Inclusione che parla davvero: parole, immagini e simboli che costruiscono valore

Viviamo in un’epoca in cui l’inclusione è (giustamente) diventata uno dei pilastri della comunicazione contemporanea. Ma quali azioni concrete accompagnano le narrazioni inclusive nelle aziende e nei progetti che raccontiamo ogni giorno? E soprattutto: quanto contano davvero le parole? E qual è il peso delle immagini, delle voci e dei simboli che scegliamo di mostrare nei nostri canali?

L’inclusione non è una campagna, è una scelta quotidiana

Non basta dire “inclusione” per esserlo.
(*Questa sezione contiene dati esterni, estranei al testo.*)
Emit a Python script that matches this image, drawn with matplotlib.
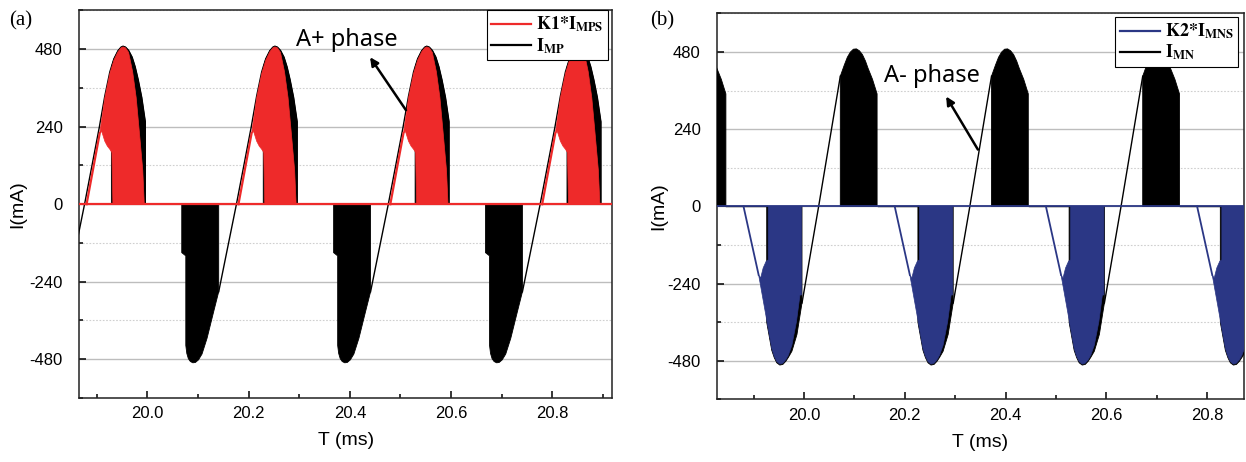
import matplotlib
matplotlib.use("Agg")
import matplotlib.pyplot as plt
from matplotlib.lines import Line2D
from matplotlib.ticker import MultipleLocator

plt.rcParams['mathtext.fontset'] = 'stix'
plt.rcParams['font.family'] = ['Liberation Sans', 'DejaVu Sans']

# ---------------- data ----------------
# rising zero crossings of I_MP (ms); each waveform below is given relative to these
cycle_starts = [19.576, 19.876, 20.176, 20.476, 20.776]

# panel (a): I_MP thin trace within one cycle (tau in ms, current in mA)
imp_line_t = [-0.035, 0.000, 0.029, 0.040, 0.050, 0.058, 0.066, 0.072, 0.076, 0.081, 0.087,
              0.094, 0.100, 0.106, 0.113, 0.120, 0.120, 0.192]
imp_line_v = [-271, 0, 237, 335, 410, 450, 475, 486, 489, 486, 476,
              455, 425, 385, 330, 255, 0, 0]
# panel (a): I_MP switched (dense PWM) region, positive half
imp_pos_t = [0.053, 0.053, 0.058, 0.066, 0.072, 0.076, 0.081, 0.087, 0.094, 0.100, 0.106,
             0.113, 0.120, 0.120]
imp_pos_v = [0, 425, 450, 475, 486, 489, 486, 476, 455, 425, 385, 330, 255, 0]
# panel (a): I_MP switched region, negative half
imp_neg_t = [0.192, 0.192, 0.200, 0.200, 0.202, 0.205, 0.209, 0.214, 0.219, 0.225, 0.232,
             0.242, 0.255, 0.265, 0.265]
imp_neg_v = [0, -150, -160, -437, -462, -478, -487, -491, -490, -482, -464,
             -415, -333, -271, 0]
# panel (a): K1*I_MPS rising trace and switched region
red_trace_t = [0.004, 0.030]
red_trace_v = [0, 220]
red_fill_t = [0.030, 0.036, 0.040, 0.050, 0.058, 0.066, 0.072, 0.076, 0.081, 0.087,
              0.095, 0.102, 0.108, 0.115, 0.118,
              0.056, 0.054, 0.050, 0.045, 0.040, 0.034]
red_fill_v = [220, 285, 330, 405, 446, 472, 484, 487, 484, 470,
              410, 330, 228, 105, 0,
              0, 160, 170, 180, 195, 225]

# panel (b): K2*I_MNS falling trace and switched region
blue_trace_t = [0.004, 0.034]
blue_trace_v = [0, -213]
blue_fill_t = [0.034, 0.045, 0.060, 0.065, 0.070, 0.076, 0.082, 0.088, 0.093, 0.100, 0.109,
               0.116, 0.119, 0.119,
               0.053, 0.053, 0.049, 0.043, 0.038]
blue_fill_v = [-213, -309, -441, -466, -482, -490, -487, -476, -462, -431, -358,
               -275, -275, 0,
               0, -166, -170, -191, -222]
# panel (b): I_MN switched region, negative half
imn_neg_t = [0.050, 0.050, 0.060, 0.065, 0.070, 0.076, 0.082, 0.088, 0.093, 0.100, 0.110,
             0.120, 0.120]
imn_neg_v = [0, -360, -447, -470, -486, -493, -491, -481, -469, -450, -398, -300, 0]
# panel (b): I_MN thin rising trace
imn_line_t = [0.120, 0.153, 0.196]
imn_line_v = [-300, 0, 405]
# panel (b): I_MN switched region, positive half
imn_pos_t = [0.196, 0.196, 0.204, 0.210, 0.216, 0.222, 0.228, 0.234, 0.240, 0.246, 0.251,
             0.260, 0.269, 0.269]
imn_pos_v = [0, 405, 440, 464, 480, 489, 490, 484, 472, 452, 430, 395, 350, 0]

y_ticks = [-480, -240, 0, 240, 480]
x_ticks = [20.0, 20.2, 20.4, 20.6, 20.8]

RED = '#ee2a2a'
BLUE = '#2b3785'


def shift(ts, t0):
    return [t0 + t for t in ts]


fig = plt.figure(figsize=(12.46, 4.62), dpi=100)
axA = fig.add_axes([0.0638, 0.1385, 0.4274, 0.839])
axB = fig.add_axes([0.5757, 0.1353, 0.4223, 0.8355])


def style(ax, xlim, ylabelpad):
    ax.set_xlim(*xlim)
    ax.set_ylim(-600, 600)
    ax.set_xticks(x_ticks)
    ax.set_xticklabels([f"{v:.1f}" for v in x_ticks])
    ax.set_yticks(y_ticks)
    ax.set_yticklabels([str(v) for v in y_ticks])
    ax.xaxis.set_minor_locator(MultipleLocator(0.1))
    ax.yaxis.set_minor_locator(MultipleLocator(120))
    ax.tick_params(which='both', direction='in', top=False, right=False, labelsize=12, width=1.1)
    ax.tick_params(which='major', length=5)
    ax.tick_params(which='minor', length=3)
    ax.tick_params(axis='x', which='major', pad=6)
    ax.tick_params(axis='y', which='major', pad=12)
    ax.grid(True, which='major', axis='y', color='#bdbdbd', lw=1.0, zorder=0)
    ax.grid(True, which='minor', axis='y', color='#cfcfcf', lw=0.8, ls=(0, (1.5, 1.5)), zorder=0)
    ax.set_axisbelow(True)
    for s in ax.spines.values():
        s.set_linewidth(1.1)
        s.set_color('#222222')
    ax.set_xlabel('T (ms)', fontsize=14, labelpad=8)
    ax.set_ylabel('I(mA)', fontsize=14, labelpad=ylabelpad)


ARROW = dict(arrowstyle='-|>', color='k', lw=1.8, mutation_scale=12, shrinkA=0, shrinkB=0)

# ---------------- panel (a) ----------------
axA.axhline(0, color=RED, lw=1.6, zorder=4)
for t0 in cycle_starts:
    axA.fill(shift(imp_pos_t, t0), imp_pos_v, color='k', lw=0.6, zorder=3)
    axA.fill(shift(imp_neg_t, t0), imp_neg_v, color='k', lw=0.6, zorder=3)
    axA.plot(shift(imp_line_t, t0), imp_line_v, color='k', lw=1.0, zorder=3)
    axA.plot(shift(red_trace_t, t0), red_trace_v, color=RED, lw=1.6, zorder=4)
    axA.fill(shift(red_fill_t, t0), red_fill_v, color=RED, lw=0.5, zorder=4)
style(axA, (19.866, 20.918), 2)

axA.text(20.293, 508, 'A+ phase', fontsize=17, family='Noto Sans', va='center', ha='left', zorder=6)
axA.annotate('', xy=(20.44, 455), xytext=(20.511, 291), arrowprops=ARROW, zorder=6)

legA = axA.legend([Line2D([], [], color=RED, lw=1.6), Line2D([], [], color='k', lw=1.6)],
                  [r'$\mathbf{K1{*}I}_{\mathbf{MPS}}$', r'$\mathbf{I}_{\mathbf{MP}}$'],
                  loc='upper right', bbox_to_anchor=(0.993, 1.0), fontsize=13,
                  handlelength=2.2, handletextpad=0.3, borderpad=0.25, labelspacing=0.1,
                  fancybox=False, framealpha=1, edgecolor='k', borderaxespad=0)
legA.get_frame().set_linewidth(0.8)
legA.set_zorder(7)

# ---------------- panel (b) ----------------
axB.axhline(0, color=BLUE, lw=1.3, zorder=4)
for t0 in cycle_starts:
    axB.plot(shift([-0.030, 0.050], t0), [0, 0], color='k', lw=1.0, zorder=3)
    axB.fill(shift(imn_neg_t, t0), imn_neg_v, color='k', lw=0.6, zorder=3)
    axB.plot(shift(imn_line_t, t0), imn_line_v, color='k', lw=1.0, zorder=3)
    axB.fill(shift(imn_pos_t, t0), imn_pos_v, color='k', lw=0.6, zorder=3)
    axB.plot(shift(blue_trace_t, t0), blue_trace_v, color=BLUE, lw=1.3, zorder=4)
    axB.fill(shift(blue_fill_t, t0), blue_fill_v, color=BLUE, lw=0.5, zorder=4)
style(axB, (19.828, 20.872), 0)

axB.text(20.159, 405, 'A- phase', fontsize=17, family='Noto Sans', va='center', ha='left', zorder=6)
axB.annotate('', xy=(20.282, 342), xytext=(20.345, 177), arrowprops=ARROW, zorder=6)

legB = axB.legend([Line2D([], [], color=BLUE, lw=1.6), Line2D([], [], color='k', lw=1.6)],
                  [r'$\mathbf{K2{*}I}_{\mathbf{MNS}}$', r'$\mathbf{I}_{\mathbf{MN}}$'],
                  loc='upper right', bbox_to_anchor=(0.99, 0.99), fontsize=13,
                  handlelength=2.2, handletextpad=0.3, borderpad=0.25, labelspacing=0.1,
                  fancybox=False, framealpha=1, edgecolor='k', borderaxespad=0)
legB.get_frame().set_linewidth(0.8)
legB.set_zorder(7)

fig.text(0.007, 0.945, '(a)', family='Liberation Serif', fontsize=15)
fig.text(0.522, 0.945, '(b)', family='Liberation Serif', fontsize=15)

fig.savefig('out.png', dpi=100)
La differenza, oggi, la fanno le azioni tangibili: i team che si costruiscono dando spazio a competenze e background diversi; le policy aziendali che riconoscono e supportano le differenze; i contenuti che non si limitano a rappresentare, ma che realmente coinvolgono. L’inclusione vera si costruisce dietro le quinte, nei processi decisionali, nella formazione, nel linguaggio interno prima ancora che in quello esterno.

Le parole contano (più di quanto pensiamo)

Ogni parola scelta in una caption, in una brochure o in un post ha un impatto. Dire “persone con disabilità” invece che “disabili”, parlare di “genitorialità” invece che solo di “maternità”, usare un linguaggio che non dia per scontato il genere, l’orientamento o l’origine etnica: questi non sono dettagli. Sono scelte. E ogni scelta narrativa comunica a chi legge se è benvenuto oppure no.

Immagini e simboli: ciò che mostriamo parla anche per ciò che non diciamo

Le immagini che pubblichiamo sono più che estetica: sono atti politici, culturali, sociali. Mostrare corpi diversi, età diverse, modi diversi di essere e vivere è una dichiarazione di intenti. È dire: “vediamo anche te”. Così come i simboli che adottiamo — bandiere, colori, oggetti — raccontano a quale sistema di valori vogliamo appartenere. In un mondo visivo, l’inclusione è anche questione di sguardi.

Le voci che amplifichiamo fanno la differenza

Dare spazio a chi solitamente non ha voce nei media mainstream è un atto di responsabilità. Intervistare, coinvolgere, assumere persone appartenenti a comunità marginalizzate non è una concessione: è un arricchimento, per tutti. Più prospettive significano più comprensione, più empatia, più connessioni reali.

Una narrazione inclusiva, da sola, rischia di diventare un’etichetta di facciata. Ma quando è supportata da azioni concrete, da coerenza interna ed esterna, da un’intenzione reale di cambiamento, allora diventa potente. Diventa uno strumento che può davvero cambiare la cultura — un post alla volta, una campagna alla volta, una parola alla volta.

In marketing, tutto comunica. Anche ciò che non diciamo.